According to Rich Mileham, manager of the FAA’s airworthiness safety program for the Great Lakes region, “Under FAR Part 121 it is required that an SDR [service difficulty report] be filed anytime there’s an interruption of a flight for any cause and any time there’s a mechanical problem but there’s no equivalent for Part 91 flights.” He further explained the provisions of Part 21, which covers certification procedures for parts and products.

According to FAR 21.3, regarding the reporting of failures, malfunctions, and defects, the holder of a type certificate, such as an OEM, “shall report any defect in any product, part or article manufactured by it that has left its quality-control system and that it determines could result in…(10) An engine failure.” It is worth noting that in Wetherell’s case no low-oil-pressure event actually resulted in an engine failure, but rather in crew-initiated, precautionary in-flight shutdowns to preclude possible engine damage or failure caused by insufficient lubrication.
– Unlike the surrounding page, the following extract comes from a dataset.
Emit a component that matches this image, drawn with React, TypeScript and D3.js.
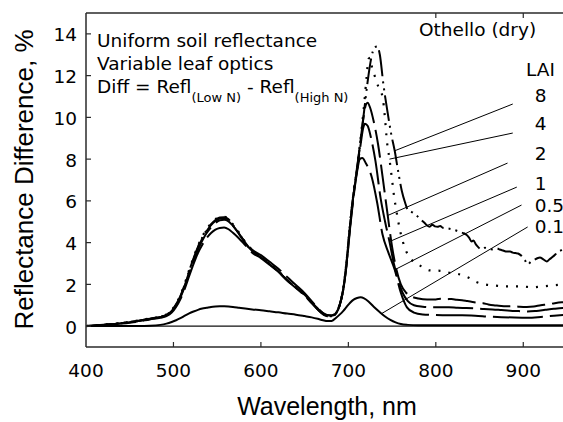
import React from 'react';
import * as d3 from 'd3';

const WIDTH = 563;
const HEIGHT = 422;
const PLOT = { left: 86, right: 567, top: 13, bottom: 347 };

const xDomain: [number, number] = [400, 950];
const yDomain: [number, number] = [-1, 15];
const xTicks = [400, 500, 600, 700, 800, 900];
const yTicks = [0, 2, 4, 6, 8, 10, 12, 14];
const topTicks = [800, 900];

type Pt = [number, number];

// Shared wavelength grid (nm) for the visible / red-edge rise
const visWl = [400, 420, 440, 460, 473, 485, 492, 498, 503, 508, 513, 518, 523, 528, 533, 538, 543, 548, 553, 558, 563, 568, 575, 582, 590, 600, 610, 620, 630, 640, 650, 658, 665, 671, 676, 681, 686, 690, 694, 698, 702, 706, 710];

// Reflectance difference (%) on visWl for each LAI
const vis8 = [0, 0.07, 0.15, 0.26, 0.36, 0.45, 0.55, 0.75, 1.05, 1.45, 2.0, 2.65, 3.25, 3.8, 4.25, 4.6, 4.88, 5.08, 5.2, 5.22, 5.12, 4.85, 4.45, 4.0, 3.6, 3.32, 2.98, 2.62, 2.2, 1.85, 1.48, 1.12, 0.8, 0.58, 0.48, 0.47, 0.62, 1.0, 1.75, 3.1, 4.9, 6.4, 7.6];
const vis4 = [0, 0.07, 0.15, 0.27, 0.37, 0.46, 0.56, 0.77, 1.08, 1.5, 2.05, 2.7, 3.3, 3.85, 4.3, 4.65, 4.92, 5.12, 5.24, 5.24, 5.13, 4.88, 4.48, 4.03, 3.63, 3.34, 3.0, 2.64, 2.22, 1.86, 1.5, 1.14, 0.82, 0.6, 0.5, 0.49, 0.64, 1.02, 1.78, 3.12, 4.9, 6.4, 7.6];
const vis2 = [0, 0.06, 0.14, 0.25, 0.35, 0.44, 0.54, 0.73, 1.02, 1.42, 1.96, 2.6, 3.2, 3.75, 4.2, 4.56, 4.84, 5.04, 5.16, 5.18, 5.08, 4.82, 4.42, 3.98, 3.58, 3.3, 2.96, 2.6, 2.18, 1.83, 1.46, 1.1, 0.79, 0.57, 0.47, 0.46, 0.61, 0.98, 1.72, 3.05, 4.85, 6.35, 7.55];
const vis1 = [0, 0.06, 0.14, 0.24, 0.34, 0.43, 0.52, 0.7, 0.98, 1.38, 1.9, 2.52, 3.12, 3.66, 4.1, 4.46, 4.74, 4.94, 5.07, 5.1, 5.02, 4.8, 4.42, 4.02, 3.66, 3.4, 3.08, 2.75, 2.35, 1.97, 1.58, 1.2, 0.86, 0.63, 0.52, 0.5, 0.64, 1.0, 1.72, 3.0, 4.8, 6.3, 7.5];
const vis05 = [0, 0.05, 0.12, 0.22, 0.32, 0.4, 0.48, 0.65, 0.92, 1.3, 1.8, 2.4, 2.98, 3.5, 3.9, 4.22, 4.46, 4.62, 4.7, 4.72, 4.64, 4.47, 4.2, 3.88, 3.52, 3.26, 2.94, 2.6, 2.2, 1.86, 1.5, 1.15, 0.84, 0.62, 0.53, 0.52, 0.66, 1.02, 1.7, 2.95, 4.7, 6.2, 7.4];
const vis01 = [0, 0.01, 0.01, 0.01, 0.02, 0.06, 0.12, 0.2, 0.28, 0.38, 0.5, 0.61, 0.7, 0.78, 0.84, 0.88, 0.92, 0.94, 0.95, 0.95, 0.94, 0.92, 0.88, 0.84, 0.8, 0.76, 0.71, 0.66, 0.6, 0.55, 0.48, 0.42, 0.35, 0.28, 0.24, 0.25, 0.4, 0.55, 0.72, 0.92, 1.12, 1.27, 1.35];

// Red-edge peak and near-infrared tails: [wavelength, difference]
const tail8: Pt[] = [[714, 8.9], [718, 10.3], [722, 11.7], [726, 12.8], [730, 13.35], [733, 13.4], [736, 13.0], [740, 11.6], [745, 10.2], [749, 9.2], [753, 8.4], [757, 7.4], [761, 6.5], [765, 5.9], [768, 5.57], [771, 5.5], [774, 5.43], [778, 5.3], [783, 5.1], [787, 4.95], [790, 4.82], [793, 4.76], [796, 4.86], [799, 4.78], [802, 4.76], [805, 4.8], [808, 4.71], [814, 4.68], [820, 4.62], [825, 4.55], [829, 4.48], [832, 4.45], [835, 4.38], [838, 4.24], [841, 4.05], [843, 4.1], [846, 3.9], [849, 3.76], [852, 3.67], [856, 3.75], [860, 3.7], [866, 3.67], [870, 3.72], [873, 3.67], [877, 3.62], [881, 3.57], [885, 3.58], [888, 3.52], [891, 3.5], [894, 3.48], [897, 3.4], [899, 3.33], [902, 3.15], [905, 2.95], [909, 3.1], [913, 3.19], [916, 3.25], [919, 3.29], [923, 3.2], [927, 3.1], [930, 3.2], [934, 3.33], [937, 3.45], [939, 3.57], [942, 3.6], [945, 3.67], [950, 3.6]];
const tail4: Pt[] = [[714, 9.0], [718, 10.6], [721, 12.0], [723, 12.8], [725, 12.85], [727, 12.4], [730, 12.0], [734, 11.5], [739, 11.0], [742, 9.9], [744, 8.9], [747, 8.0], [750, 7.0], [752, 6.3], [755, 5.5], [759, 4.6], [765, 3.7], [772, 3.2], [782, 2.9], [793, 2.67], [805, 2.65], [814, 2.57], [825, 2.5], [837, 2.33], [847, 2.1], [856, 2.0], [867, 1.95], [879, 1.9], [899, 1.9], [910, 1.86], [922, 1.9], [934, 1.95], [950, 2.02]];
const tail2: Pt[] = [[714, 8.9], [717, 9.9], [720, 10.6], [722, 10.7], [725, 10.45], [729, 9.8], [734, 8.7], [739, 7.2], [745, 5.3], [750, 3.8], [755, 2.7], [760, 2.0], [766, 1.6], [772, 1.42], [780, 1.32], [790, 1.27], [800, 1.28], [806, 1.31], [812, 1.29], [818, 1.3], [824, 1.26], [830, 1.24], [836, 1.2], [842, 1.16], [848, 1.12], [854, 1.1], [860, 1.04], [866, 1.0], [872, 0.98], [880, 0.95], [888, 0.96], [896, 0.93], [904, 0.92], [912, 0.94], [920, 1.0], [928, 1.04], [936, 1.1], [944, 1.14], [950, 1.15]];
const tail1: Pt[] = [[714, 8.7], [717, 9.5], [719, 9.7], [722, 9.6], [726, 9.0], [731, 7.9], [737, 6.1], [742, 5.0], [747, 4.05], [752, 3.0], [757, 2.2], [762, 1.6], [768, 1.2], [775, 1.0], [785, 0.93], [795, 0.9], [805, 0.9], [815, 0.91], [825, 0.88], [835, 0.87], [845, 0.85], [855, 0.82], [865, 0.8], [875, 0.77], [885, 0.74], [895, 0.72], [905, 0.7], [915, 0.73], [925, 0.78], [935, 0.83], [945, 0.87], [950, 0.88]];
const tail05: Pt[] = [[713, 8.0], [716, 8.05], [720, 7.8], [727, 7.1], [733, 5.9], [739, 4.4], [746, 3.5], [753, 2.7], [760, 1.6], [767, 0.9], [775, 0.65], [785, 0.56], [800, 0.53], [815, 0.52], [830, 0.52], [845, 0.5], [860, 0.46], [875, 0.43], [890, 0.41], [905, 0.4], [920, 0.44], [935, 0.5], [950, 0.55]];
const tail01: Pt[] = [[714, 1.38], [718, 1.33], [723, 1.18], [729, 0.93], [736, 0.67], [742, 0.46], [748, 0.3], [754, 0.18], [760, 0.1], [768, 0.06], [780, 0.04], [850, 0.04], [950, 0.04]];

const laiLabels = ['8', '4', '2', '1', '0.5', '0.1'];
const dashes = ['26,5,2,5,2,5', '2,8', '28,7', '40,7', '50,7', ''];

// Leader lines: label-side start (wavelength, value) and wavelength where they meet the curve
const leaderFromWl = [888, 888, 882, 892.6, 898, 905];
const leaderFromVal = [10.64, 9.25, 7.81, 6.66, 5.8, 4.75];
const leaderToWl = [753, 747, 745, 747, 753, 738];
// Label baselines (value units) and left edge (wavelength)
const labelVal = [10.74, 9.4, 7.96, 6.52, 5.47, 4.46];
const labelWl = 913;

const zip = (wl: number[], v: number[]): Pt[] => wl.map((w, i) => [w, v[i]] as Pt);

const curves: Pt[][] = [
  [...zip(visWl, vis8), ...tail8],
  [...zip(visWl, vis4), ...tail4],
  [...zip(visWl, vis2), ...tail2],
  [...zip(visWl, vis1), ...tail1],
  [...zip(visWl, vis05), ...tail05],
  [...zip(visWl, vis01), ...tail01],
];

function valueAt(pts: Pt[], wl: number): number {
  const i = d3.bisector((d: Pt) => d[0]).left(pts, wl);
  if (i <= 0) return pts[0][1];
  if (i >= pts.length) return pts[pts.length - 1][1];
  const a = pts[i - 1];
  const b = pts[i];
  const t = (wl - a[0]) / (b[0] - a[0]);
  return a[1] + t * (b[1] - a[1]);
}

const labelFont = 'DejaVu Sans, Verdana, sans-serif';
const titleFont = 'Liberation Sans, Arial, Helvetica, sans-serif';

export default function App() {
  const x = d3.scaleLinear().domain(xDomain).range([PLOT.left, PLOT.right]);
  const y = d3.scaleLinear().domain(yDomain).range([PLOT.bottom, PLOT.top]);
  const line = d3
    .line<Pt>()
    .x((d) => x(d[0]))
    .y((d) => y(d[1]))
    .curve(d3.curveMonotoneX);

  const frame = '#2a2a2a';

  return (
    <svg
      width={WIDTH}
      height={HEIGHT}
      style={{ position: 'absolute', left: 0, top: 0, background: '#fff' }}
    >
      <defs>
        <clipPath id="plot-clip">
          <rect x={PLOT.left} y={PLOT.top} width={PLOT.right - PLOT.left} height={PLOT.bottom - PLOT.top} />
        </clipPath>
      </defs>

      {/* zero reference line */}
      <line x1={x(400)} x2={PLOT.right} y1={y(0)} y2={y(0)} stroke="#111" strokeWidth={1.3} />

      <g clipPath="url(#plot-clip)">
        {curves.map((pts, i) => (
          <path
            key={laiLabels[i]}
            d={line(pts) || ''}
            fill="none"
            stroke="#000"
            strokeWidth={i === 1 ? 2.2 : 2}
            strokeDasharray={dashes[i] || undefined}
            strokeLinejoin="round"
          />
        ))}
        {curves.map((pts, i) => {
          const x1 = x(leaderFromWl[i]);
          const y1 = y(leaderFromVal[i]);
          const x2 = x(leaderToWl[i]);
          const y2 = y(valueAt(pts, leaderToWl[i]));
          return <line key={'l' + i} x1={x1} y1={y1} x2={x2} y2={y2} stroke="#000" strokeWidth={1} />;
        })}
      </g>

      {/* frame */}
      <line x1={PLOT.left} x2={PLOT.left} y1={PLOT.top} y2={PLOT.bottom} stroke={frame} strokeWidth={1.5} />
      <line x1={PLOT.left} x2={PLOT.right} y1={PLOT.top} y2={PLOT.top} stroke={frame} strokeWidth={1.5} />
      <line x1={PLOT.left} x2={PLOT.right} y1={PLOT.bottom} y2={PLOT.bottom} stroke={frame} strokeWidth={1.5} />

      {/* ticks */}
      {yTicks.map((t) => (
        <g key={'y' + t}>
          <line x1={PLOT.left} x2={PLOT.left + 5} y1={y(t)} y2={y(t)} stroke={frame} strokeWidth={1.2} />
          <text
            x={77}
            y={y(t) + 7.5}
            textAnchor="end"
            fontFamily={labelFont}
            fontSize={18.5}
            fill="#000"
          >
            {t}
          </text>
        </g>
      ))}
      {xTicks.map((t) => (
        <g key={'x' + t}>
          {t > 400 && (
            <line x1={x(t)} x2={x(t)} y1={PLOT.bottom} y2={PLOT.bottom - 5} stroke={frame} strokeWidth={1.2} />
          )}
          <text x={x(t)} y={377} textAnchor="middle" fontFamily={labelFont} fontSize={18.5} fill="#000">
            {t}
          </text>
        </g>
      ))}
      {topTicks.map((t) => (
        <line key={'t' + t} x1={x(t)} x2={x(t)} y1={PLOT.top} y2={PLOT.top + 5} stroke={frame} strokeWidth={1.2} />
      ))}

      {/* axis titles */}
      <text
        transform="translate(33,179.5) rotate(-90)"
        textAnchor="middle"
        fontFamily={titleFont}
        fontSize={26}
        fill="#000"
      >
        Reflectance Difference, %
      </text>
      <text x={327} y={415} textAnchor="middle" fontFamily={titleFont} fontSize={25} fill="#000">
        Wavelength, nm
      </text>

      {/* description */}
      <g fontFamily={labelFont} fontSize={18.5} fill="#000">
        <text x={97} y={47}>Uniform soil reflectance</text>
        <text x={97} y={70}>Variable leaf optics</text>
        <text x={97} y={93}>
          Diff = Refl
          <tspan fontSize={13} dy={9}>(Low N)</tspan>
          <tspan dy={-9}> - Refl</tspan>
          <tspan fontSize={13} dy={9}>(High N)</tspan>
        </text>
        <text x={419} y={36}>Othello (dry)</text>
        <text x={526} y={76}>LAI</text>
        {laiLabels.map((l, i) => (
          <text key={'lab' + l} x={x(labelWl)} y={y(labelVal[i])}>
            {l}
          </text>
        ))}
      </g>
    </svg>
  );
}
When a manufacturer becomes aware of a problem it issues a Service Bulletin addressing the issue. SB compliance is mandatory only if it is associated with an Airworthiness Directive. ADs are issued by the FAA based on SDRs, SBs or an accident investigation recommendation by the NTSB or FAA.

Here’s how the process works: when the FAA becomes aware of a problem, it presents the facts to the manufacturer. The OEM does a feasibility study, and the two determine if there should be a Service Bulletin, AD or both. However, the FAA does have the authority to issue an AD regardless of the manufacturer’s decision about whether or not to issue a Service Bulletin. The important issue is that there is no FAA regulation requiring notification of aircraft owners before that point.

There are several lessons to be learned from Wetherell’s dilemma. In the final analysis, OEMs are not required to inform aircraft owners of potential problems. They are only required to work through the established FAA procedures. As one airworthiness inspector pointed out, OEMs should not be passing on unsubstantiated problems to owners, and once something is substantiated they should be dealing with it in conjunction with the FAA.

Conversely, an ounce of prevention is worth $23 million of cure. While sticking to the FAA’s process might be legally right, perhaps the outcome might have been different had there been more candor earlier on. Much of the problem stemmed from Wetherell’s lack of confidence in the aircraft as a result of what he perceived to be a less than forthcoming OEM. As a result, Wetherell gave up a good aircraft with a manageable problem and a valid solution.

Finally, how many times do people have to be reminded that e-mail never dies? It is often treated in the same manner as off-hand comments in an office, but in reality it is a black-and-white record of what one has said. It doesn’t matter if it wasn’t intended to be read by anyone else. Case law is now buried in e-mail the writer never intended to be made public. It isn’t difficult to believe that Scianna wanted to gather all relevant facts and to analyze the most appropriate technical solution before briefing the airframe manufacturer, but the wording also made it very likely that a jury would have seen it as arrogant and highly self-serving.